Extreme heat, mirages, thirst, raiders, and sandstorms—the caravaner learned the realities of a tough trade at an early age and was literally born to the job. There was, of course, far more to the plodding caravan than the camel and its rider. Families, entire communities, wealthy merchants, and breeders all played important parts in a trade that has now all but vanished in the face of the truck and the diesel engine. Only a few caravans and a will-o'-the-wisp of vivid recollections survive.

The journey was never easy, with the attendant hazards of heat and dehydration, quite apart from desert nomads, clad in blue burnooses, who would attack without warning. Safety lay in numbers and in carefully thought-out logistics, for the larger the loads the greater the profits. As early as the eighth century, West African gold was well known in the Islamic world, financing wars of conquest and bringing immense wealth to Islam. By the twelfth century, some caravans numbered as many as twelve hundred to two thousand beasts.

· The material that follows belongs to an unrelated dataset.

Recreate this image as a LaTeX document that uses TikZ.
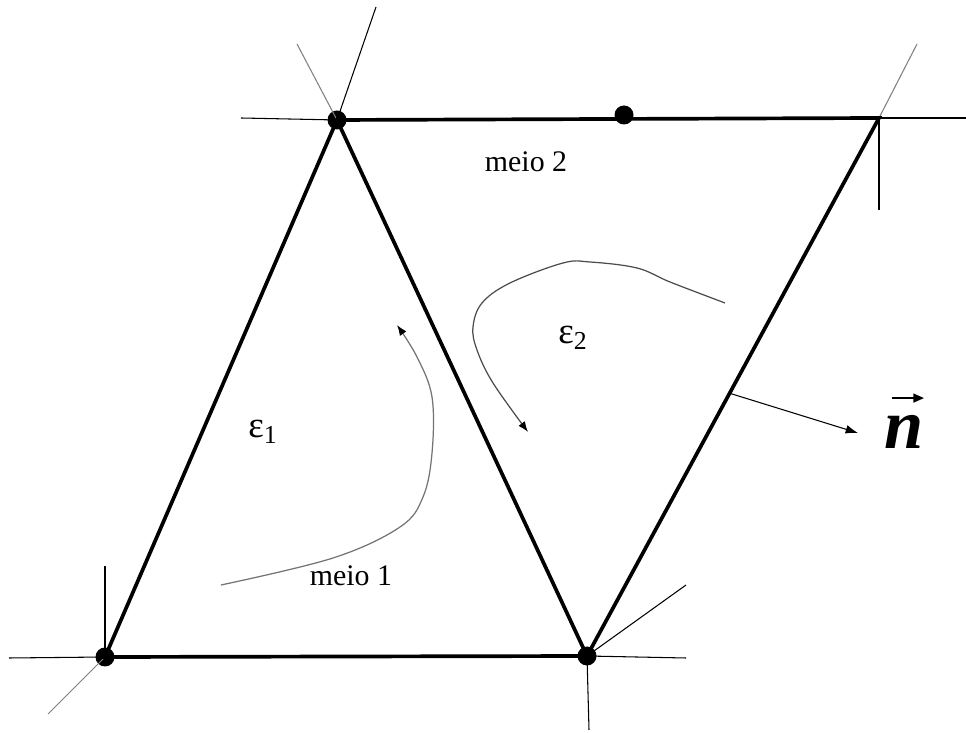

In July 1324, the sultan of Egypt welcomed a truly exotic visitor, Mansa Musa, ruler of the West African kingdom of Mali. He traveled in style, with hundreds of camels and numerous slaves. The Malians injected so much gold into the Egyptian economy that the value of this most precious metal dropped as much as 25 percent for some years. Before Columbus sailed west, Mansa Musa and his successors supplied two-thirds of Europe's gold. Such was the demand for gold and salt that caravans traversed the Sahara long after Portuguese ships landed in West Africa and gold flowed from American mines.

Even in the twenty-first century, the last remnants of the trade survive. Camel caravans connect the salt mines at Taoudenni, deep in the Sahara, and Timbuktu, near the Niger River on the southern fringes of the desert (see sidebar “The Salt Carriers”).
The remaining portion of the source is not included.